Liege Bastogne Liege 1997 – 83rd Edition – Liege – Ans – 262 km – 20/04/1997 – Michele Bartoli (ITA – Team MG Boys Maglificio – Technogym) – photo Roberto Bettini/HR/BettiniPhoto©2018

Cosa ne pensa del “doping meccanico”?

“Non lo so, sono fuori dal giro da un po’ di tempo, se ne dicono tante. Onestamente sarebbe una grande sconfitta per questo sport, una cosa del genere sarebbe peggio del doping farmacologico. Io sono sempre stato al mio posto, come dico nel libro, mi sono sempre limitato a lavorare nell’ambiente tecnico”.  

In conclusione: come vede da addetto ai  lavori l’evoluzione del ciclismo?
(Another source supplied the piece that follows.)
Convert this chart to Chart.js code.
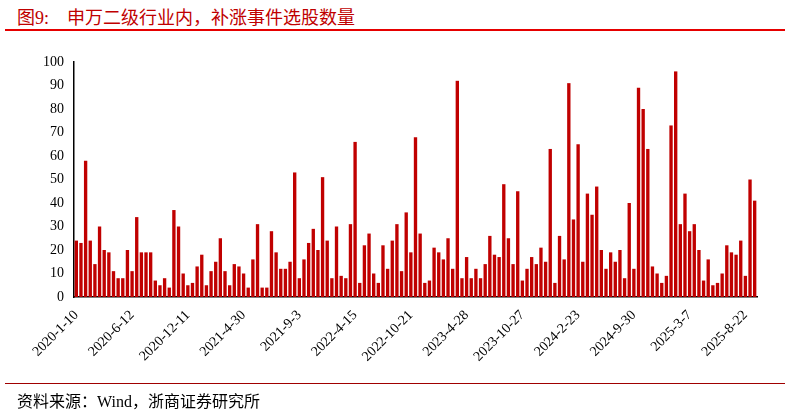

“E’ un’evoluzione legata più al punto di vista commerciale che tecnico: i freni a disco, ad esempio, non portano vantaggi al mezzo. Il mondo del ciclismo, specialmente su strada, doveva dare un impulso all’aspetto commerciale e da questo punto di vista è stato fatto centro, ma di fatto certe presunte evoluzioni non sono un vantaggio per il corridore. Faccio un esempio: Ciccone al Giro ha forato e per fare veloce gli è stata data la bici di scorta, dopo poco è caduto ed ha rovinato la bici e si è trovato con due mezzi fuori uso. Noi avevamo la macchina con l’oblò e riuscivamo a sistemare le bici subito. Anche perché cambiare mezzo durante una gara per un corridore può essere destabilizzante. Questo per far capire quanto la simbiosi tra mezzo meccanico ed atleta erano importanti. Le innovazioni di adesso favoriscono più le esigenze delle aziende che quelle dei corridori”.